Records with drawing code
╔══

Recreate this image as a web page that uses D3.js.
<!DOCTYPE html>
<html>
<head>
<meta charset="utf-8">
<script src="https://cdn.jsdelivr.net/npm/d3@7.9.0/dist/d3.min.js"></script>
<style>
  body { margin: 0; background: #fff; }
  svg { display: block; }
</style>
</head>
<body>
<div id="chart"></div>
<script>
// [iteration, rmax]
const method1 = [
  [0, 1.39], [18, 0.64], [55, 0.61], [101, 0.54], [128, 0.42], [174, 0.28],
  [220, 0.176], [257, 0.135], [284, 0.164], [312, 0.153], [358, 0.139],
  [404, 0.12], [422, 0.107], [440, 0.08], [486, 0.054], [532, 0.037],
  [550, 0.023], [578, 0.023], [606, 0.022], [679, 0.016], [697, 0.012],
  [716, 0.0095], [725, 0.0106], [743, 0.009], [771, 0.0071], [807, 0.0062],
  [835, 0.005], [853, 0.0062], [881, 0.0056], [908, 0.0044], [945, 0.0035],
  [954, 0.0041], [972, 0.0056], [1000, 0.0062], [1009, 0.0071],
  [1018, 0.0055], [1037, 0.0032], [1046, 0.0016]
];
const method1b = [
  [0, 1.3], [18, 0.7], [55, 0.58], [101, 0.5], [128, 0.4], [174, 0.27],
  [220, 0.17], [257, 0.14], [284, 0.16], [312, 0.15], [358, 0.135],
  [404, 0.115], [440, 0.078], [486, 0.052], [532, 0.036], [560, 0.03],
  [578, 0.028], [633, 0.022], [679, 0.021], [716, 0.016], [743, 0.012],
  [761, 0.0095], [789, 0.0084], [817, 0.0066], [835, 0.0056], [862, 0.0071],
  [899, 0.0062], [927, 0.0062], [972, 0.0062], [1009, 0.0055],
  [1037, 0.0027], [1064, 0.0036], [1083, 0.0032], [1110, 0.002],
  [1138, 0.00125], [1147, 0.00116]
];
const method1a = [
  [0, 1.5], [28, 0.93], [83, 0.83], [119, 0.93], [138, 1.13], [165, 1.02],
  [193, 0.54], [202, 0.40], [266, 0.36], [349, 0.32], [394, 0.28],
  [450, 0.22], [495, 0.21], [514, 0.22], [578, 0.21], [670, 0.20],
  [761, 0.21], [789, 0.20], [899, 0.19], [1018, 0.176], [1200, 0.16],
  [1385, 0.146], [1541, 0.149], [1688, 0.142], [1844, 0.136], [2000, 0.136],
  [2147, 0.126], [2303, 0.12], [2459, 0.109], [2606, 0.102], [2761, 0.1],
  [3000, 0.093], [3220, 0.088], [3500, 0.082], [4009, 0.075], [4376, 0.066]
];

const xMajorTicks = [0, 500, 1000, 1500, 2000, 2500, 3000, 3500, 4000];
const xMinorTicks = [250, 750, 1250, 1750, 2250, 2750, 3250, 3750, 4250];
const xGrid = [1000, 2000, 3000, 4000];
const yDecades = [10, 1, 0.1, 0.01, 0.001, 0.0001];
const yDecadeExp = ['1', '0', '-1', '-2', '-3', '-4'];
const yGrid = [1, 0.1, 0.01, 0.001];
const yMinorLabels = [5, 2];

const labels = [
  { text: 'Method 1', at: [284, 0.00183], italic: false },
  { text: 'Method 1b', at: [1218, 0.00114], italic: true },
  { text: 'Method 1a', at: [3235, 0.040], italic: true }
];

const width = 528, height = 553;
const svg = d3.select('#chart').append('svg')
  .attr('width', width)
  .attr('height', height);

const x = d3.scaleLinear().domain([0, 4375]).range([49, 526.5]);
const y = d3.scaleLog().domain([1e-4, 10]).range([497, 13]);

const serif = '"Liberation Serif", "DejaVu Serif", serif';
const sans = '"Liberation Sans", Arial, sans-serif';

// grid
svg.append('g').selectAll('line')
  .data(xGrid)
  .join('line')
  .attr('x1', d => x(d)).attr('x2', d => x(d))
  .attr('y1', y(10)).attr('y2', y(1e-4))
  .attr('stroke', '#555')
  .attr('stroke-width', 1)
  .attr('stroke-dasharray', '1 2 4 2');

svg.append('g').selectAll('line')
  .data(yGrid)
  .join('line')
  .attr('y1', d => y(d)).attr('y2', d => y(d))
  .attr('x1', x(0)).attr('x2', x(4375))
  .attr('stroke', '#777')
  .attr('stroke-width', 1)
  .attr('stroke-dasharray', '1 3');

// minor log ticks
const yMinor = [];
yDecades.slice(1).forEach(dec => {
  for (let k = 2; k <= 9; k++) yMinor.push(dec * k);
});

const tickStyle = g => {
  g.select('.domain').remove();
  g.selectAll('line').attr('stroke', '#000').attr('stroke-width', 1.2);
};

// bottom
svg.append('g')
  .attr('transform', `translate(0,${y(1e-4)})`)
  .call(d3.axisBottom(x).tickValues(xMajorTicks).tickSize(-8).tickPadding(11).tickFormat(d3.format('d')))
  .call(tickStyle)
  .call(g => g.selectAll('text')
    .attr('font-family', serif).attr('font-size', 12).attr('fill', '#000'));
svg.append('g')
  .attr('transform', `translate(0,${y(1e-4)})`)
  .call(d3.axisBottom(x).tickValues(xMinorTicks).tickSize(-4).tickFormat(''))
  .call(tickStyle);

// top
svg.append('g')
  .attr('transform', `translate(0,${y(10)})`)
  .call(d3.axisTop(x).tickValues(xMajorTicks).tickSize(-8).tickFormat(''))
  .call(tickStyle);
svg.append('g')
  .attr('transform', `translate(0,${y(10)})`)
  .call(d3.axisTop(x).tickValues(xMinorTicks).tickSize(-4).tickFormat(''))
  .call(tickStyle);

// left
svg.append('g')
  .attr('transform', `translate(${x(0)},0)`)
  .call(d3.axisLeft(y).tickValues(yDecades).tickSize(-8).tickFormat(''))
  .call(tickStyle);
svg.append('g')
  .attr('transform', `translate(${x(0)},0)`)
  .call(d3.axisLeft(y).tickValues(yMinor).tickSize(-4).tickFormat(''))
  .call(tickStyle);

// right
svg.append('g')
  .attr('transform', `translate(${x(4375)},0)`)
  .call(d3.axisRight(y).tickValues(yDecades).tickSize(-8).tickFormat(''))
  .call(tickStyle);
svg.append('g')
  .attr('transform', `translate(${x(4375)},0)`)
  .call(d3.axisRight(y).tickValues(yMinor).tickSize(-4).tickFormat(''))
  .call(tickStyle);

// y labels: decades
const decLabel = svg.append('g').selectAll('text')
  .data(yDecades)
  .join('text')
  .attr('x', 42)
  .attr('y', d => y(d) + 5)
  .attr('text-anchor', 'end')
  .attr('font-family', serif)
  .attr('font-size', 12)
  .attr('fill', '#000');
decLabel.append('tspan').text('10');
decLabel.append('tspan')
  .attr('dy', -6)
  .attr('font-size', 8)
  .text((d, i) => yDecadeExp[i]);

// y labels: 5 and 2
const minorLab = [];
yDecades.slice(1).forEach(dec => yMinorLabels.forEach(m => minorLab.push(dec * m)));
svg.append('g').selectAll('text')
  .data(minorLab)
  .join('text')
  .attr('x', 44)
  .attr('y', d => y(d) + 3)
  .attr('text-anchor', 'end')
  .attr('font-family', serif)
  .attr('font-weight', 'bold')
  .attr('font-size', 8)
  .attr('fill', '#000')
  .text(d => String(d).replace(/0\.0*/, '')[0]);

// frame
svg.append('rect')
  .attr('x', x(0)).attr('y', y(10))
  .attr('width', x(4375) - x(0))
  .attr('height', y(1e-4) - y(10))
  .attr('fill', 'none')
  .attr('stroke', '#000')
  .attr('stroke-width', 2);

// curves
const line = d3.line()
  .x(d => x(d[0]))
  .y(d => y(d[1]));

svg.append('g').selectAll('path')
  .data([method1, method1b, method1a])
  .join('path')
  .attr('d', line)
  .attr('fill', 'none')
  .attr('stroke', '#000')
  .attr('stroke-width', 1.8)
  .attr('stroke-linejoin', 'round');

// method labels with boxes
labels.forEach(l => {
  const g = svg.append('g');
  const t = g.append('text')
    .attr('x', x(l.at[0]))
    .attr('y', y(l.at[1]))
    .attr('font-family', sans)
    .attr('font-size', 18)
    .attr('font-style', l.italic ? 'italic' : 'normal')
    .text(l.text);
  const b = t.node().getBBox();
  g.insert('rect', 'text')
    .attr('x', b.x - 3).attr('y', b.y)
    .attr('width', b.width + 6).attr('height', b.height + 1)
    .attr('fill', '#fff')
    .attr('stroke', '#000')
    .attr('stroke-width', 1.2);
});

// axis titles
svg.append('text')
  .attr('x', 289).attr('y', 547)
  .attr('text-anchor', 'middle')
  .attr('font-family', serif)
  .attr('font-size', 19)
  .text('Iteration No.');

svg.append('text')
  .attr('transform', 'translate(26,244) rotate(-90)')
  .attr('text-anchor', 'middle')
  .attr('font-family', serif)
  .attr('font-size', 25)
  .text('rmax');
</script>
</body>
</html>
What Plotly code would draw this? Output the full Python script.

╚══

• **Problem to work on**
Gather each line of the records holding the string "script".

• **Completed task**
<script src="https://cdn.jsdelivr.net/npm/d3@7.9.0/dist/d3.min.js"></script>
<script>
</script>
What Plotly code would draw this? Output the full Python script.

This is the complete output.